Material provided>
---+---

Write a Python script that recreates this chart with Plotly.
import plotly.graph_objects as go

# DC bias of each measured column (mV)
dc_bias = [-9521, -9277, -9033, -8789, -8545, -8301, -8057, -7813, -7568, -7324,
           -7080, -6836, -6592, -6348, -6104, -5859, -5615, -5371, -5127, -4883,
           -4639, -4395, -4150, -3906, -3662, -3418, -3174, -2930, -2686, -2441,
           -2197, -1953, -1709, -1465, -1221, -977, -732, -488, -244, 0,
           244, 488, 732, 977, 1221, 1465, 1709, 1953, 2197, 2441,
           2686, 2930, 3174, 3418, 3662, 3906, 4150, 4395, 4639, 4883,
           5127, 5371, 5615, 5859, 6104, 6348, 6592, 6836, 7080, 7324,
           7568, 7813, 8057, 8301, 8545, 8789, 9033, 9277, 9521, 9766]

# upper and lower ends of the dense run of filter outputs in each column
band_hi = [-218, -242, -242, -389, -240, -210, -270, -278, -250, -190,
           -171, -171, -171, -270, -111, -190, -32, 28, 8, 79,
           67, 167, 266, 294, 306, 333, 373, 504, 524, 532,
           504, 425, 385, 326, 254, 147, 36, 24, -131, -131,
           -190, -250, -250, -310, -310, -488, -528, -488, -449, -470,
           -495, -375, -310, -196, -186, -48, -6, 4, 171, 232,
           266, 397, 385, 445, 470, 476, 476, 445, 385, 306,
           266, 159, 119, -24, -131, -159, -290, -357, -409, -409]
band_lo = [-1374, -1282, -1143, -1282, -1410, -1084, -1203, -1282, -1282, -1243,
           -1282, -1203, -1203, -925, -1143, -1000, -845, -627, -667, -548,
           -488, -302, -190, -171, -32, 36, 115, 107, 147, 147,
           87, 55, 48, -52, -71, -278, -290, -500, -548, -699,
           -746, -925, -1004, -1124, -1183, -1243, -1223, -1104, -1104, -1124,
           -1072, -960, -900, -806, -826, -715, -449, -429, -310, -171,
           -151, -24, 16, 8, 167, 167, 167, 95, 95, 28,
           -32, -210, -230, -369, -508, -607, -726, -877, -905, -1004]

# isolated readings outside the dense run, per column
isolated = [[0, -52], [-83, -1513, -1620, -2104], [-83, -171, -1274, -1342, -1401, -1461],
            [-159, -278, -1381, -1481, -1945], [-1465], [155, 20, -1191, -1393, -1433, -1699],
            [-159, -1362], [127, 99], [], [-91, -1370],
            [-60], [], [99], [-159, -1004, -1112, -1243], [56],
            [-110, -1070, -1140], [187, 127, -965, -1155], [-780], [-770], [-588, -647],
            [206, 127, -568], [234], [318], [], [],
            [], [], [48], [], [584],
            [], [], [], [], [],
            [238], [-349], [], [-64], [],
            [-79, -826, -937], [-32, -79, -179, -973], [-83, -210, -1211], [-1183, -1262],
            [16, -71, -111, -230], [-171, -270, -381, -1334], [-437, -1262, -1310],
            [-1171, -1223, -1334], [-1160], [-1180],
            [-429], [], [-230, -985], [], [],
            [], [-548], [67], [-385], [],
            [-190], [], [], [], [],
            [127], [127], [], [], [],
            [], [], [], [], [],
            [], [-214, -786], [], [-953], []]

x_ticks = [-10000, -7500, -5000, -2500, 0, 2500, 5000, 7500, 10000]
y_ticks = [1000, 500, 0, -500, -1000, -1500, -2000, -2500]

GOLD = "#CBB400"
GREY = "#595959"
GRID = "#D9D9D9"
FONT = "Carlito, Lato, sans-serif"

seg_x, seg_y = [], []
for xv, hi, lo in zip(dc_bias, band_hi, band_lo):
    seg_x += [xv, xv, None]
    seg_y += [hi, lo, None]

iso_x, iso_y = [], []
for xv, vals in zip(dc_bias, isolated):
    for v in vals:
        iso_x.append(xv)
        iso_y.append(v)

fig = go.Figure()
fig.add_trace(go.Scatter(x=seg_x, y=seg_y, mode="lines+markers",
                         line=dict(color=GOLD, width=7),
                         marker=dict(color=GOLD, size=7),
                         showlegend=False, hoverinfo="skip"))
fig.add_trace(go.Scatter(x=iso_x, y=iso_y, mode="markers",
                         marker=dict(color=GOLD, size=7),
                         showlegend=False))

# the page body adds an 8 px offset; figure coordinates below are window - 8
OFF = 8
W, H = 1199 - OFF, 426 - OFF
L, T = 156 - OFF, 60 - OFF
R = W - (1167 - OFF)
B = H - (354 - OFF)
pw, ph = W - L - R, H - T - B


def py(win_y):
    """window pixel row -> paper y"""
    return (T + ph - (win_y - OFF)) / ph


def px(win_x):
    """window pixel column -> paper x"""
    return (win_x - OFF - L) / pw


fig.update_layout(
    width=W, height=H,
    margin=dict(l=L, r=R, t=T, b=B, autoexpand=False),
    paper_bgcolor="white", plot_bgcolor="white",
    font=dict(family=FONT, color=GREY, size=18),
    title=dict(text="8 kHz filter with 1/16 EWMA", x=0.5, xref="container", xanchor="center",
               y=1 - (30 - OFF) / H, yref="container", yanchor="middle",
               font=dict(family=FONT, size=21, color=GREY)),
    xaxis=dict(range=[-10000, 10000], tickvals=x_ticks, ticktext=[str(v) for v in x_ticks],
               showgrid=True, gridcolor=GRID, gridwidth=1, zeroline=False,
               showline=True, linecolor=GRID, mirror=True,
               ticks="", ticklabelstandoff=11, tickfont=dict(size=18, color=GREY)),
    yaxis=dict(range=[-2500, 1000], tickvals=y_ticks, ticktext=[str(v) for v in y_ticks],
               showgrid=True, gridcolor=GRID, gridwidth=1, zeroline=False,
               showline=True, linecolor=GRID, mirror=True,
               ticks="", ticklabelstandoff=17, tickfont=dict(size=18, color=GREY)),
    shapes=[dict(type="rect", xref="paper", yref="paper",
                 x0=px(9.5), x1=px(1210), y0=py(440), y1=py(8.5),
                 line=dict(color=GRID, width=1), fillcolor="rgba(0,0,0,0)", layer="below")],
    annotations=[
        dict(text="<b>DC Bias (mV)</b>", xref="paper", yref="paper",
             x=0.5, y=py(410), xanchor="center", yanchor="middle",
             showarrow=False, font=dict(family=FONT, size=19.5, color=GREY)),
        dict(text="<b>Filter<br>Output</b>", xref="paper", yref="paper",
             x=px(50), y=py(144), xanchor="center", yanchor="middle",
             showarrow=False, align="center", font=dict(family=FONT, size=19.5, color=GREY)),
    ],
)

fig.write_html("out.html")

---+---

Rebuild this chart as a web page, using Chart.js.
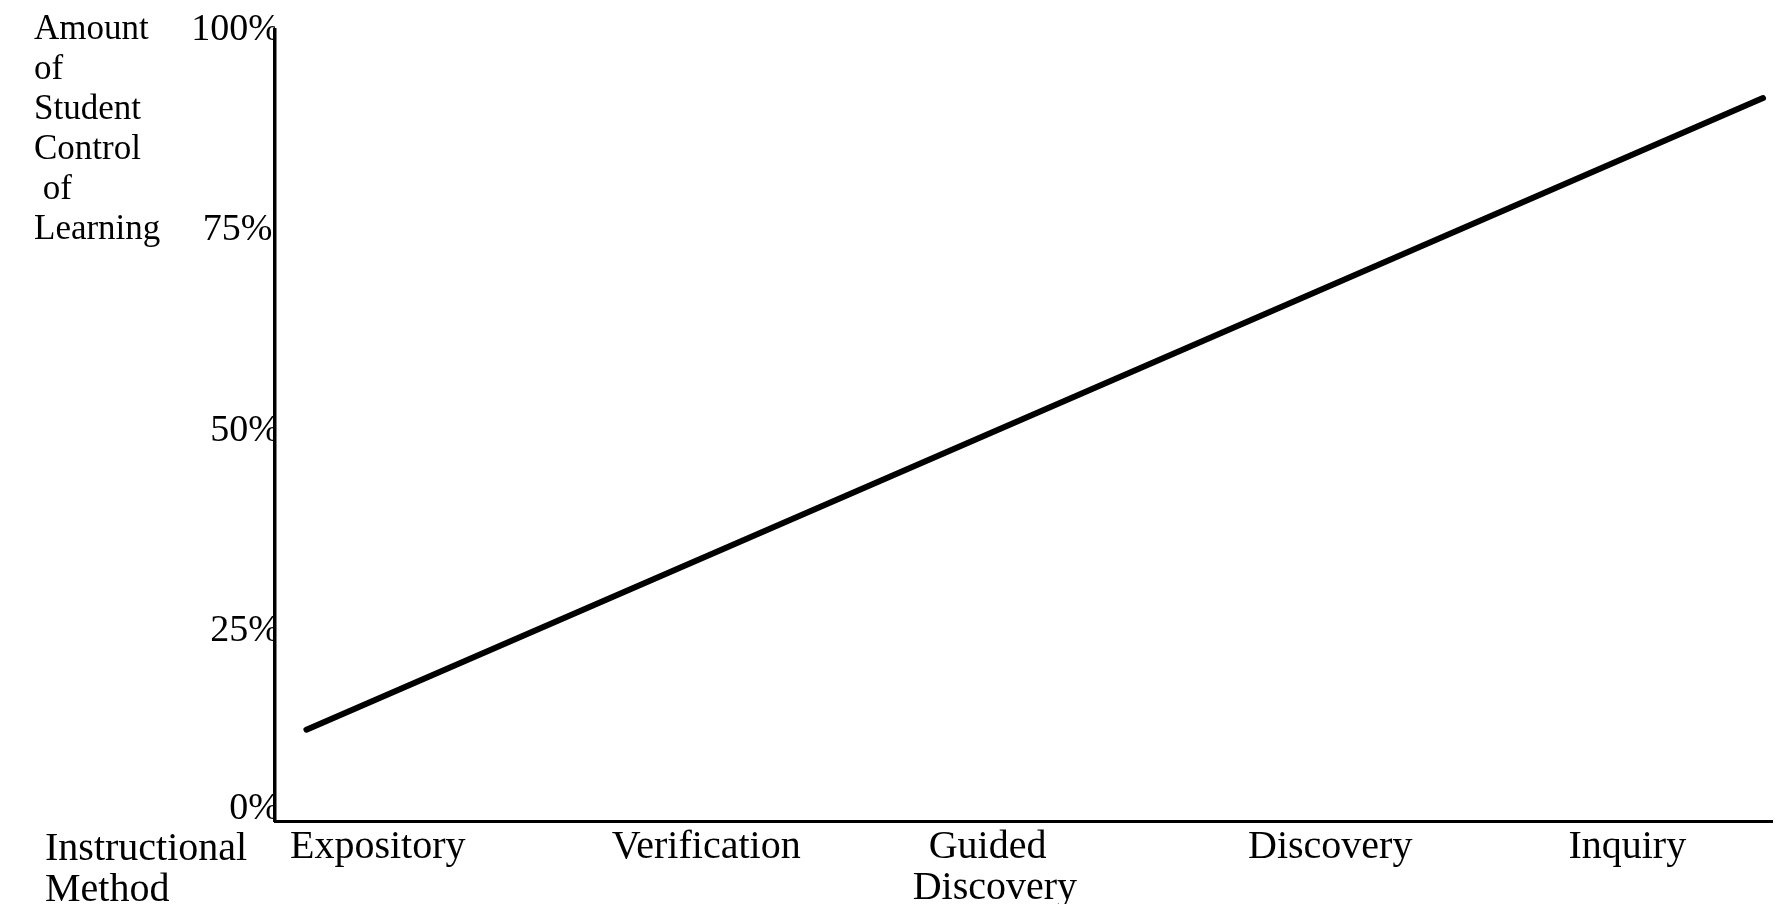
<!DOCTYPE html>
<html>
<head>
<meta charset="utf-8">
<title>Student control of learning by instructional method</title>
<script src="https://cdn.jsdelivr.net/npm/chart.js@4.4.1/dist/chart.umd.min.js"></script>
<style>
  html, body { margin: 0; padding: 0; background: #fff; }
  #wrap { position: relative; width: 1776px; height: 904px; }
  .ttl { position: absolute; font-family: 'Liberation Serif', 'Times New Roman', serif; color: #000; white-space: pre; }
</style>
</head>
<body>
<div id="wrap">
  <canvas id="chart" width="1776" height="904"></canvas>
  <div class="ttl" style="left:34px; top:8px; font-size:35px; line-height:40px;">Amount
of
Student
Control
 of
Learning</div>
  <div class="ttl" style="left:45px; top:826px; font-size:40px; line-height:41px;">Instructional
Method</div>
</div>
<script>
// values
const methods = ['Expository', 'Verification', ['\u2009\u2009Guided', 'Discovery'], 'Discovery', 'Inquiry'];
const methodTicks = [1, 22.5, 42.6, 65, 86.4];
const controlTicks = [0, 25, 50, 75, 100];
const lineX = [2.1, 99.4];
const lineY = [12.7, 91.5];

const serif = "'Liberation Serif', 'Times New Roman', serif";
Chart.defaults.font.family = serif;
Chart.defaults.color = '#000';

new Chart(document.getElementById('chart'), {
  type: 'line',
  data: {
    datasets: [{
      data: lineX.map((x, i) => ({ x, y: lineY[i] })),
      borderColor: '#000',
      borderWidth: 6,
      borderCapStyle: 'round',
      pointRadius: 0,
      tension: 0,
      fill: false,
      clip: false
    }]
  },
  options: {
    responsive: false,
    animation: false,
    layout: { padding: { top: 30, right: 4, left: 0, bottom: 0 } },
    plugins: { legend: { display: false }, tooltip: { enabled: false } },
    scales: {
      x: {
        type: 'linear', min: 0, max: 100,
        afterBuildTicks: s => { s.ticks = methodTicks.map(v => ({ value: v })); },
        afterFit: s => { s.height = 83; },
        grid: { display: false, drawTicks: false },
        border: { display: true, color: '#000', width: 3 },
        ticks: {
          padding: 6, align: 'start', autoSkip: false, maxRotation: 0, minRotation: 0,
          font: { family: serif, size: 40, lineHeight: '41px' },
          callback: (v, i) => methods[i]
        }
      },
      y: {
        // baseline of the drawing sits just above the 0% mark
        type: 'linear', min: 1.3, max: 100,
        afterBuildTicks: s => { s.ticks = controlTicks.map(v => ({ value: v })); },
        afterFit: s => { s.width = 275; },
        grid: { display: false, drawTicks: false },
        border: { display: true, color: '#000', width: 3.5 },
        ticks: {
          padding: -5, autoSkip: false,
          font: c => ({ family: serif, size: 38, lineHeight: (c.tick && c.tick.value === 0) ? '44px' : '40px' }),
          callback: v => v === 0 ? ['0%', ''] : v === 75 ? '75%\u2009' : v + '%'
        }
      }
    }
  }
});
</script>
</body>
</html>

---+---

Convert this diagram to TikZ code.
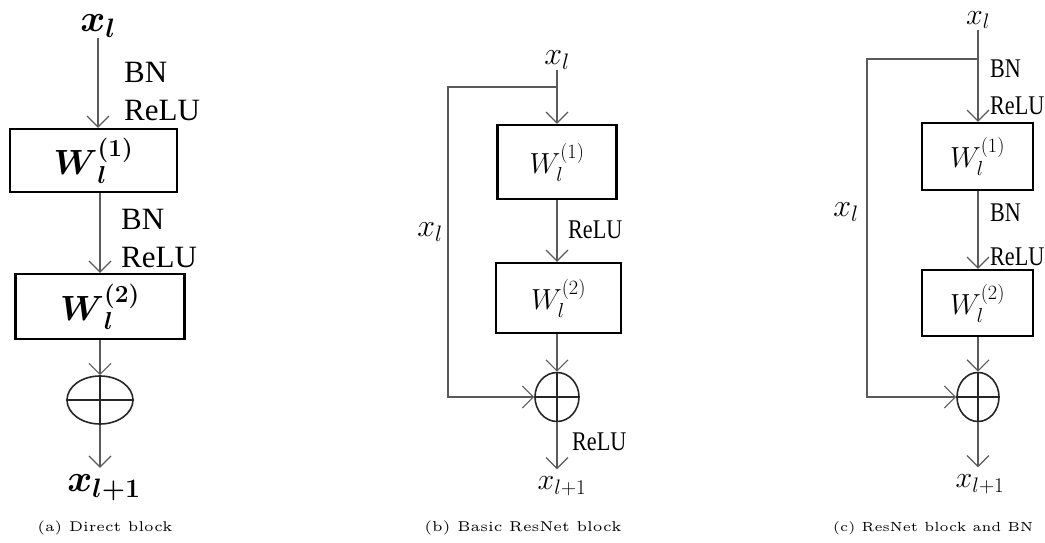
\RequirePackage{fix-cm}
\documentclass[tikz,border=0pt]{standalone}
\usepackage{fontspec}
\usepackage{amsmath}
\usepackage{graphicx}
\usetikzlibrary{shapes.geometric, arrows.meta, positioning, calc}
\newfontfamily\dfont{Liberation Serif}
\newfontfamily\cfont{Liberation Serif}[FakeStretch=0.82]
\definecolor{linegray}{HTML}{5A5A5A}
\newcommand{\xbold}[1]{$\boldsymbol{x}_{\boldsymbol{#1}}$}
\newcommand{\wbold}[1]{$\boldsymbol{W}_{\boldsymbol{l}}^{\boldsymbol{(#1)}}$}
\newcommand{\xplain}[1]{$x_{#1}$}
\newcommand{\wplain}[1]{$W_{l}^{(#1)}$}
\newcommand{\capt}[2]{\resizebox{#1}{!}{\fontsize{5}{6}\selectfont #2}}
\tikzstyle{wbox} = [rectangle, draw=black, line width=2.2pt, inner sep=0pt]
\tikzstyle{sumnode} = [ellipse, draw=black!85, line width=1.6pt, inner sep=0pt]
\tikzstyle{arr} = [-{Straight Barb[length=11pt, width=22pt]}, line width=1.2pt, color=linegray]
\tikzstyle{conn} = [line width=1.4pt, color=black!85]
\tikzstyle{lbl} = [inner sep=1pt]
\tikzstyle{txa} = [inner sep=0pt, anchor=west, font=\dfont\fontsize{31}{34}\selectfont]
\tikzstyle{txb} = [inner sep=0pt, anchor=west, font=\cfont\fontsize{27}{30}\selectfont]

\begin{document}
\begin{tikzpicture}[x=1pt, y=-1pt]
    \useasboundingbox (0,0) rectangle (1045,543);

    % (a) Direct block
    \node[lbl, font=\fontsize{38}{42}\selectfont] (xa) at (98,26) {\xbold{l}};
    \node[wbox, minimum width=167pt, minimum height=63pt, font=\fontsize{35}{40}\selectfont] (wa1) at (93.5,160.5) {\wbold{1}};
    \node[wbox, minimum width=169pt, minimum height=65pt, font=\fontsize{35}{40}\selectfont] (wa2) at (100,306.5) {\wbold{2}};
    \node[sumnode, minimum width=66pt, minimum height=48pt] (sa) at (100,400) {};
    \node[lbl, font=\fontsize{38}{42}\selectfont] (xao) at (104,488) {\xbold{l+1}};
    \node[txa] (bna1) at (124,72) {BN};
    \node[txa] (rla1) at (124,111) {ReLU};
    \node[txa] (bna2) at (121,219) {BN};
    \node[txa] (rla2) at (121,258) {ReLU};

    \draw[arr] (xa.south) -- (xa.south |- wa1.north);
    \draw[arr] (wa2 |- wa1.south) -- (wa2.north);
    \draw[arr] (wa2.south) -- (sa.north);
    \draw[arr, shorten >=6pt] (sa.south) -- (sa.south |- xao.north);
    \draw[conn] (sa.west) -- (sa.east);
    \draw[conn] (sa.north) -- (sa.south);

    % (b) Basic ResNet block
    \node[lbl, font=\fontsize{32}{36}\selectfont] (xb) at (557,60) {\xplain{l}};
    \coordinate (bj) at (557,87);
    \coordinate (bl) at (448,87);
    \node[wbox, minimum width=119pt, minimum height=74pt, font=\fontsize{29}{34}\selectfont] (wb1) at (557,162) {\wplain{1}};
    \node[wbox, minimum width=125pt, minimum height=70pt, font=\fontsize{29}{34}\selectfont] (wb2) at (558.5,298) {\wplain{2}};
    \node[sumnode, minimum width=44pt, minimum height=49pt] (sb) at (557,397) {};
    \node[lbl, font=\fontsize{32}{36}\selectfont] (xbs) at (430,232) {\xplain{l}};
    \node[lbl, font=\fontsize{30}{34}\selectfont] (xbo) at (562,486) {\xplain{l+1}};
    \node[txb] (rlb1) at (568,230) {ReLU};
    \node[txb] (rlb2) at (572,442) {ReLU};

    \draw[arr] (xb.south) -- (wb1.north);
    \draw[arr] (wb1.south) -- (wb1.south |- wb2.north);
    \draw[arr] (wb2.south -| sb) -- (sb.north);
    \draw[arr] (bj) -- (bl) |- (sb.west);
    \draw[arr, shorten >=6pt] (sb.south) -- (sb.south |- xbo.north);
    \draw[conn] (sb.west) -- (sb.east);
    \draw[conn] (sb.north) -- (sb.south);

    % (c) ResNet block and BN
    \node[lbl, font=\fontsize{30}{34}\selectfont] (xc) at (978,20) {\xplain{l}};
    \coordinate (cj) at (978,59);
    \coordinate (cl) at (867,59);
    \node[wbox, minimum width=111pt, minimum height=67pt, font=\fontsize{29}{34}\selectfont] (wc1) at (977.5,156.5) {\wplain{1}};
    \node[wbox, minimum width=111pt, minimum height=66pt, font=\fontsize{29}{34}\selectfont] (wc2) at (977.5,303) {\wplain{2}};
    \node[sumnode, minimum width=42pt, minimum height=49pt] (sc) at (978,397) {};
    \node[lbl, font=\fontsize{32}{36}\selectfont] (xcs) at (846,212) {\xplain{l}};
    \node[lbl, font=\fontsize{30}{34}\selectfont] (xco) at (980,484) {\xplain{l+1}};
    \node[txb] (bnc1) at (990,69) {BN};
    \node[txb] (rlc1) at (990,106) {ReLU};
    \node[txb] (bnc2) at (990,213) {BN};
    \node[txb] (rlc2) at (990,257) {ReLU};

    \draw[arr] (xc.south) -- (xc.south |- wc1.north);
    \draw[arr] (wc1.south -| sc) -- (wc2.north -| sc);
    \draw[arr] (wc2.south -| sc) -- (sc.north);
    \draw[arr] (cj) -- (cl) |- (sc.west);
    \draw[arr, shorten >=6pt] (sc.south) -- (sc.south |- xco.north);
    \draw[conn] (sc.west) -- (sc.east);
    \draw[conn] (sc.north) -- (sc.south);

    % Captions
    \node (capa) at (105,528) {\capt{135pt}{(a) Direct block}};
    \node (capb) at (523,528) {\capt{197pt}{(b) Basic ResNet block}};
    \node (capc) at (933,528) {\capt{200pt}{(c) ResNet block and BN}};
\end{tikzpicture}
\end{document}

---+---

Task description> Give again, exactly as written above, every line from the one holding "Convert this diagram to TikZ code." to the one holding "(rla2) at (121,258)", with both ends kept and the pictures left out.

Task result>
Convert this diagram to TikZ code.
\RequirePackage{fix-cm}
\documentclass[tikz,border=0pt]{standalone}
\usepackage{fontspec}
\usepackage{amsmath}
\usepackage{graphicx}
\usetikzlibrary{shapes.geometric, arrows.meta, positioning, calc}
\newfontfamily\dfont{Liberation Serif}
\newfontfamily\cfont{Liberation Serif}[FakeStretch=0.82]
\definecolor{linegray}{HTML}{5A5A5A}
\newcommand{\xbold}[1]{$\boldsymbol{x}_{\boldsymbol{#1}}$}
\newcommand{\wbold}[1]{$\boldsymbol{W}_{\boldsymbol{l}}^{\boldsymbol{(#1)}}$}
\newcommand{\xplain}[1]{$x_{#1}$}
\newcommand{\wplain}[1]{$W_{l}^{(#1)}$}
\newcommand{\capt}[2]{\resizebox{#1}{!}{\fontsize{5}{6}\selectfont #2}}
\tikzstyle{wbox} = [rectangle, draw=black, line width=2.2pt, inner sep=0pt]
\tikzstyle{sumnode} = [ellipse, draw=black!85, line width=1.6pt, inner sep=0pt]
\tikzstyle{arr} = [-{Straight Barb[length=11pt, width=22pt]}, line width=1.2pt, color=linegray]
\tikzstyle{conn} = [line width=1.4pt, color=black!85]
\tikzstyle{lbl} = [inner sep=1pt]
\tikzstyle{txa} = [inner sep=0pt, anchor=west, font=\dfont\fontsize{31}{34}\selectfont]
\tikzstyle{txb} = [inner sep=0pt, anchor=west, font=\cfont\fontsize{27}{30}\selectfont]

\begin{document}
\begin{tikzpicture}[x=1pt, y=-1pt]
    \useasboundingbox (0,0) rectangle (1045,543);

    % (a) Direct block
    \node[lbl, font=\fontsize{38}{42}\selectfont] (xa) at (98,26) {\xbold{l}};
    \node[wbox, minimum width=167pt, minimum height=63pt, font=\fontsize{35}{40}\selectfont] (wa1) at (93.5,160.5) {\wbold{1}};
    \node[wbox, minimum width=169pt, minimum height=65pt, font=\fontsize{35}{40}\selectfont] (wa2) at (100,306.5) {\wbold{2}};
    \node[sumnode, minimum width=66pt, minimum height=48pt] (sa) at (100,400) {};
    \node[lbl, font=\fontsize{38}{42}\selectfont] (xao) at (104,488) {\xbold{l+1}};
    \node[txa] (bna1) at (124,72) {BN};
    \node[txa] (rla1) at (124,111) {ReLU};
    \node[txa] (bna2) at (121,219) {BN};
    \node[txa] (rla2) at (121,258) {ReLU};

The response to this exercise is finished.